(Dataset records)
⁂

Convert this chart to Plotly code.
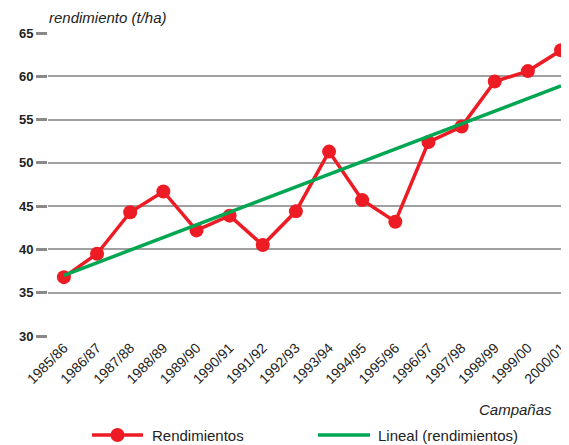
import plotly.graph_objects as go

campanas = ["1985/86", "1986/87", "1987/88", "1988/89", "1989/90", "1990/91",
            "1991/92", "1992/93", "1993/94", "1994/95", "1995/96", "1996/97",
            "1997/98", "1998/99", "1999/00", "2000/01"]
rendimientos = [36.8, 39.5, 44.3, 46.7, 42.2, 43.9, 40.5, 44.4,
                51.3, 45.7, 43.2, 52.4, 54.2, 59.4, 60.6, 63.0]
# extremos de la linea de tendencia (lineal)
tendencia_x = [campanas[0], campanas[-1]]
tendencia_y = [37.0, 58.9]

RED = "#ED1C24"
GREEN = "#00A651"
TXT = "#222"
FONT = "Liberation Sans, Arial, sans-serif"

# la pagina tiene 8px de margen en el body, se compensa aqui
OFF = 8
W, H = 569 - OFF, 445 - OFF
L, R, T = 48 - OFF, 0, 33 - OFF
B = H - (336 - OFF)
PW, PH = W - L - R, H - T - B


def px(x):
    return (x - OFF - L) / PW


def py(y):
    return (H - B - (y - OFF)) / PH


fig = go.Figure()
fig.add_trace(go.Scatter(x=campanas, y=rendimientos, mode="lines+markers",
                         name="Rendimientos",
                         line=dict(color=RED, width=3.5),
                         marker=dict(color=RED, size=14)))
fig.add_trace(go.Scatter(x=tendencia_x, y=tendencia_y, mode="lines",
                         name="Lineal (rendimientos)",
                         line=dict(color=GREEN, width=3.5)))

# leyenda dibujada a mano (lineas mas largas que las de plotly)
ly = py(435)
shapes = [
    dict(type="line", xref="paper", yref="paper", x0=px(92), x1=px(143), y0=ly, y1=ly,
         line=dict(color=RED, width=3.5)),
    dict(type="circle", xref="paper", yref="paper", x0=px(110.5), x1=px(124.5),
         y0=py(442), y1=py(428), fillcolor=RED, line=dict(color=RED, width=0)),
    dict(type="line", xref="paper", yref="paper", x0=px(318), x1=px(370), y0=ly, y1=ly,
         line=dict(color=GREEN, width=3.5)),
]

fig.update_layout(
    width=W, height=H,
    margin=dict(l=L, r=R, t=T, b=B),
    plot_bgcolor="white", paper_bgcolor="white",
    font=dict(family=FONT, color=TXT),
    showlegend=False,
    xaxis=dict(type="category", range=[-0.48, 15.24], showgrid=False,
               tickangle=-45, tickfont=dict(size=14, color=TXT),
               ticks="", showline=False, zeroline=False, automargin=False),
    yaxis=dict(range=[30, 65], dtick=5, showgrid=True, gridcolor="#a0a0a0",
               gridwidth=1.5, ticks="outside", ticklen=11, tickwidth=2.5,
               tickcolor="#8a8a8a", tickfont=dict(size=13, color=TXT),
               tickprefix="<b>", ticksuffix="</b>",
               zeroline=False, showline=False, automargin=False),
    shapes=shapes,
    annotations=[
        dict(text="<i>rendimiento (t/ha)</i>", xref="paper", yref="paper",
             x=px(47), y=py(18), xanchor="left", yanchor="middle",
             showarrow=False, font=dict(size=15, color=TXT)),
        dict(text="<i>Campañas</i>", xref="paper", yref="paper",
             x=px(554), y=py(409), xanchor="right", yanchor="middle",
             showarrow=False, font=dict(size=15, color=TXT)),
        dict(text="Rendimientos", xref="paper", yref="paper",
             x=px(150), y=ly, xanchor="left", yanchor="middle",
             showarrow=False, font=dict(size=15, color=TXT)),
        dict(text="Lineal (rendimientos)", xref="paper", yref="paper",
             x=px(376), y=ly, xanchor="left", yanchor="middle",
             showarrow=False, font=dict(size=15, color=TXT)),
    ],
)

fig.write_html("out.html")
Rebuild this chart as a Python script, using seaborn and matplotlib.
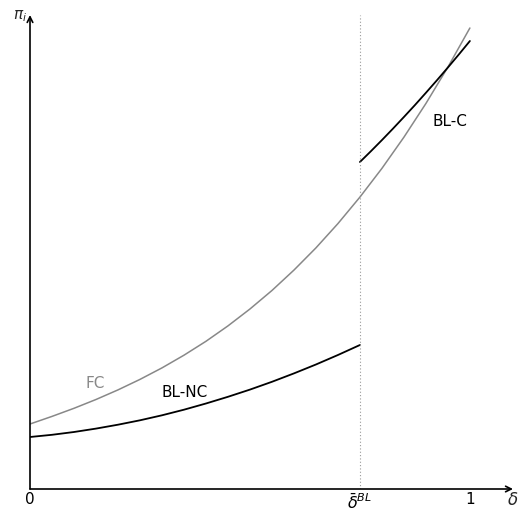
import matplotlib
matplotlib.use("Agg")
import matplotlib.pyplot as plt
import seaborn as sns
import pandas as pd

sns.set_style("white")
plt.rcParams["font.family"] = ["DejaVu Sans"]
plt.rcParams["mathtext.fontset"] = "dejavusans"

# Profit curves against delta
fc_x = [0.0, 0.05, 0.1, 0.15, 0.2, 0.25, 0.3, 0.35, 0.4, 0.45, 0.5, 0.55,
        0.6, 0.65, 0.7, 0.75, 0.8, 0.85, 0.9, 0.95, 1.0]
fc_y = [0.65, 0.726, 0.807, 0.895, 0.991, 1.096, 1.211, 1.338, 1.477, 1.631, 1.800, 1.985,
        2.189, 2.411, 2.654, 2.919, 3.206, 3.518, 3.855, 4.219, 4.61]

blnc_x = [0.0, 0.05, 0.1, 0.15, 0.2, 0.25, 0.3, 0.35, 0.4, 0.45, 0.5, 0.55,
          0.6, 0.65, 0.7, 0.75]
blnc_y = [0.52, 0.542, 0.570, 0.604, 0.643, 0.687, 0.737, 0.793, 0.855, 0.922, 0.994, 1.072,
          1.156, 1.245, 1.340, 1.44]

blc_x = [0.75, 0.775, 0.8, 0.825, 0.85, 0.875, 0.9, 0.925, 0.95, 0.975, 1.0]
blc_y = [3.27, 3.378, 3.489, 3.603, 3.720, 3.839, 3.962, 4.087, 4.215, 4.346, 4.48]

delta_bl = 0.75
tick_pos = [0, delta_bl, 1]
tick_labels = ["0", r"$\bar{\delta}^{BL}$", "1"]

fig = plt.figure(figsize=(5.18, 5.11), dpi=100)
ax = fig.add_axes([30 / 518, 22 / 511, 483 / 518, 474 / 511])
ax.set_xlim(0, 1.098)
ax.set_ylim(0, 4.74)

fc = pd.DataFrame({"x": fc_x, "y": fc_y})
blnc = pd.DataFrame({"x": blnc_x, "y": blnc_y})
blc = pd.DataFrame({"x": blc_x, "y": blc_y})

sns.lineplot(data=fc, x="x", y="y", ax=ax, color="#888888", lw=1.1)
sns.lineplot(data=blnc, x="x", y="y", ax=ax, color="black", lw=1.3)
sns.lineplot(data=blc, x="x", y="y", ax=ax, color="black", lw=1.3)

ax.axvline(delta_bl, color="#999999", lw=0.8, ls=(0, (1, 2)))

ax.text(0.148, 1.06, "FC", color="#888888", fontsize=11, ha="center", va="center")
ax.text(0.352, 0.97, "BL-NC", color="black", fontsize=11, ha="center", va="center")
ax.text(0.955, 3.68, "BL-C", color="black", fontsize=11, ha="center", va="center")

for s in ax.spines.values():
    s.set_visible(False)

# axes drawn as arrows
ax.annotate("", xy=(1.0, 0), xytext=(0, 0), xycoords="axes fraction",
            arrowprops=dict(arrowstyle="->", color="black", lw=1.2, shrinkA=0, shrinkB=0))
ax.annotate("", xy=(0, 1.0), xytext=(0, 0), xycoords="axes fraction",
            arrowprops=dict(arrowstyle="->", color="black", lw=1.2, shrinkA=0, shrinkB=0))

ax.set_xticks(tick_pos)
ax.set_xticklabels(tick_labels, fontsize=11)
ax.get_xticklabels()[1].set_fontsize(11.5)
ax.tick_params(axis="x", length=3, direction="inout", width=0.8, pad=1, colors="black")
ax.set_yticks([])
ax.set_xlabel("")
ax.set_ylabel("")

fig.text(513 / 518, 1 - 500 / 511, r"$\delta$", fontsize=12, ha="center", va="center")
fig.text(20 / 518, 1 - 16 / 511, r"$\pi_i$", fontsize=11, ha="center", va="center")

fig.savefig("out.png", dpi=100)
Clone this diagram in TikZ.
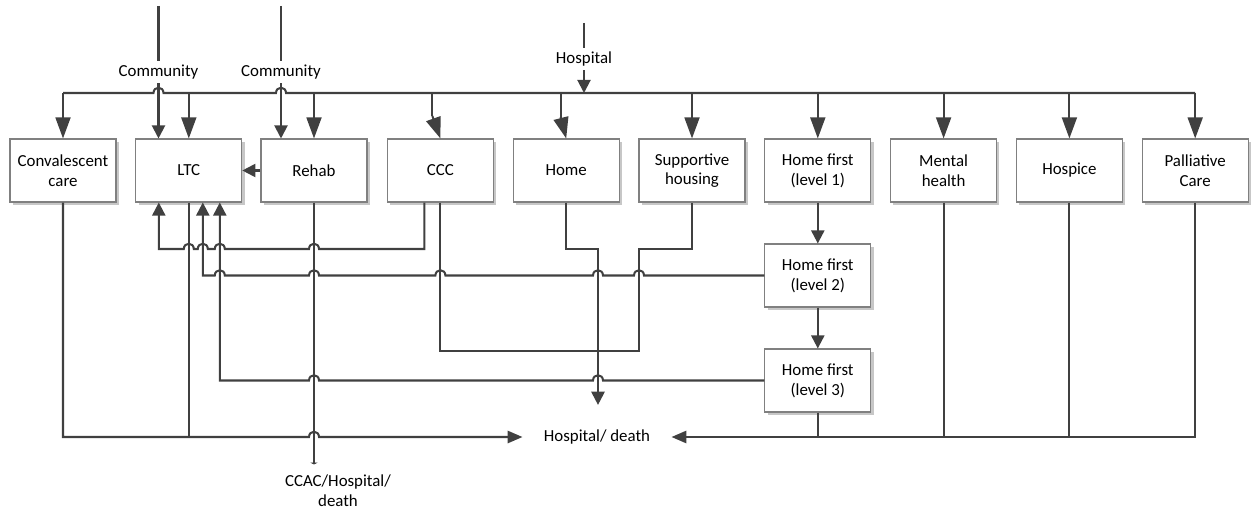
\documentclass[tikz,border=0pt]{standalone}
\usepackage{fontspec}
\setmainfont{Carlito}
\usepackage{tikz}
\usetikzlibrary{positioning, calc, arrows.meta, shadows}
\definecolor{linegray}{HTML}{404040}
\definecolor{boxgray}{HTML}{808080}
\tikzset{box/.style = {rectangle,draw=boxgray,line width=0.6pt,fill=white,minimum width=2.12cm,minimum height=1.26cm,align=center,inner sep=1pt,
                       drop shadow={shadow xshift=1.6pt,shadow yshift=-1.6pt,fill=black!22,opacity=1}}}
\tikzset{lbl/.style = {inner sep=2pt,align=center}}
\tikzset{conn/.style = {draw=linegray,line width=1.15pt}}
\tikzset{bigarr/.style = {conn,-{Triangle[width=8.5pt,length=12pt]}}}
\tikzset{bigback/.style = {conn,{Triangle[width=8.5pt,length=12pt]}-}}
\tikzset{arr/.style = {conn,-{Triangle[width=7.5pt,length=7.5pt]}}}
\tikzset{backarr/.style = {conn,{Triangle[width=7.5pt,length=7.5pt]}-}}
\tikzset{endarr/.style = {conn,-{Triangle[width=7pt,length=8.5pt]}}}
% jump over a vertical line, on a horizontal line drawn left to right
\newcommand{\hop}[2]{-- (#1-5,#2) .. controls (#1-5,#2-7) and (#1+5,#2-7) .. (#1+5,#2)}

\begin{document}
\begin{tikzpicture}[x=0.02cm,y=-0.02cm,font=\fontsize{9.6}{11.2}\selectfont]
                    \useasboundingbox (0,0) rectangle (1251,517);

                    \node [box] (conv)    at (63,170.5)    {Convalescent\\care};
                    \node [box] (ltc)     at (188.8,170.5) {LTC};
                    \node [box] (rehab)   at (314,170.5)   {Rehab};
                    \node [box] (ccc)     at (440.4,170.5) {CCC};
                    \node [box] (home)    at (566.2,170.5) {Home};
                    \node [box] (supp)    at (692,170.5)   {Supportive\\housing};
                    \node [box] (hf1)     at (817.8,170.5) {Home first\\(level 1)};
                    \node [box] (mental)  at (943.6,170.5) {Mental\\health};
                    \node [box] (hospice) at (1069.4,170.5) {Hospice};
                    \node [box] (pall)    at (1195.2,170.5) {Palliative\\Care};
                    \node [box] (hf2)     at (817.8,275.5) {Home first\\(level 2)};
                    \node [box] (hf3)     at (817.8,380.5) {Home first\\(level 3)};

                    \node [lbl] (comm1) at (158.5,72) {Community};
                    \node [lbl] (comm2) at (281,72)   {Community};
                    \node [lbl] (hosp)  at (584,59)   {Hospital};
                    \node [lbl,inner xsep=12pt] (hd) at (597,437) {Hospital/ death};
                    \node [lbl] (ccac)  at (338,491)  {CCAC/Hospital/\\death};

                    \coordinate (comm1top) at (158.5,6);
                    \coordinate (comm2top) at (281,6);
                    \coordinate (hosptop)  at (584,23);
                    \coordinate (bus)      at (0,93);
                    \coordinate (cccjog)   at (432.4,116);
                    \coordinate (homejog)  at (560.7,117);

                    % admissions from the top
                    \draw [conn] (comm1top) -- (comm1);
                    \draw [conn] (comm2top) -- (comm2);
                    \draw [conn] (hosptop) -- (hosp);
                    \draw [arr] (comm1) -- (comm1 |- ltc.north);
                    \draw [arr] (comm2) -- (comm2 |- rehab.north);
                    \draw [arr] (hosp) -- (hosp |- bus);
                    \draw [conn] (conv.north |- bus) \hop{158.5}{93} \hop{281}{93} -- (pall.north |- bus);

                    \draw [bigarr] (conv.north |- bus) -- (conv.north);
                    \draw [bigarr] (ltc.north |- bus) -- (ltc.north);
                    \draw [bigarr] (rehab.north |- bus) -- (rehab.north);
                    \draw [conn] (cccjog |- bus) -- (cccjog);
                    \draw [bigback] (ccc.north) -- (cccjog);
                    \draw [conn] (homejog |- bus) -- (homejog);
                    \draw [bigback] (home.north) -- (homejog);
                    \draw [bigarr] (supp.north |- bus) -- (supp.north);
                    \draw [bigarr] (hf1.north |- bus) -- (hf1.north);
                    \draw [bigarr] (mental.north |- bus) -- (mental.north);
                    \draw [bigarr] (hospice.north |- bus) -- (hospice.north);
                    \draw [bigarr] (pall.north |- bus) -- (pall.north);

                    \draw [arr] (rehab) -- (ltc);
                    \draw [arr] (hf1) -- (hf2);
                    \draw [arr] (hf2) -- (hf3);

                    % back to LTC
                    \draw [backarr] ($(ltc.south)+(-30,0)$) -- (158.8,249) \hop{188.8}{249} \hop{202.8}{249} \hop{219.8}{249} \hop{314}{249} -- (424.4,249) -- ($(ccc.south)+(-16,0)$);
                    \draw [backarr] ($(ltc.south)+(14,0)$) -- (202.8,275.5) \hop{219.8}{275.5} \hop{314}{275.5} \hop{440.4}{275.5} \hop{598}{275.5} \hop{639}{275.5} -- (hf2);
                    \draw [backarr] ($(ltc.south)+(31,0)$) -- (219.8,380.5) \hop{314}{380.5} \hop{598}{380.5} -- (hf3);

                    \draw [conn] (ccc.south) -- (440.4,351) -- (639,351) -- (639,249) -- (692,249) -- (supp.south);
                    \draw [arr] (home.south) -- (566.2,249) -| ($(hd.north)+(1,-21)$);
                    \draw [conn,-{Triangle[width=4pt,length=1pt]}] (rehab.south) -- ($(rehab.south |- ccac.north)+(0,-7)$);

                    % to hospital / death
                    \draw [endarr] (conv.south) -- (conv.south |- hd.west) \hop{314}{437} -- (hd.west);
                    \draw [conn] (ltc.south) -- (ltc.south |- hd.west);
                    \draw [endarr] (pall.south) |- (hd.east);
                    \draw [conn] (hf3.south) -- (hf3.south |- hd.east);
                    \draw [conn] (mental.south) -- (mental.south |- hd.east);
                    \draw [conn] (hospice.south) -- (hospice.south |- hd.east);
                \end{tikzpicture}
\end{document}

⁂

## Given exercise
Leave the pictures out, and restate exactly the lines from the start of the records through the one that contains "import plotly.graph_objects as go".

## Result
Convert this chart to Plotly code.
import plotly.graph_objects as go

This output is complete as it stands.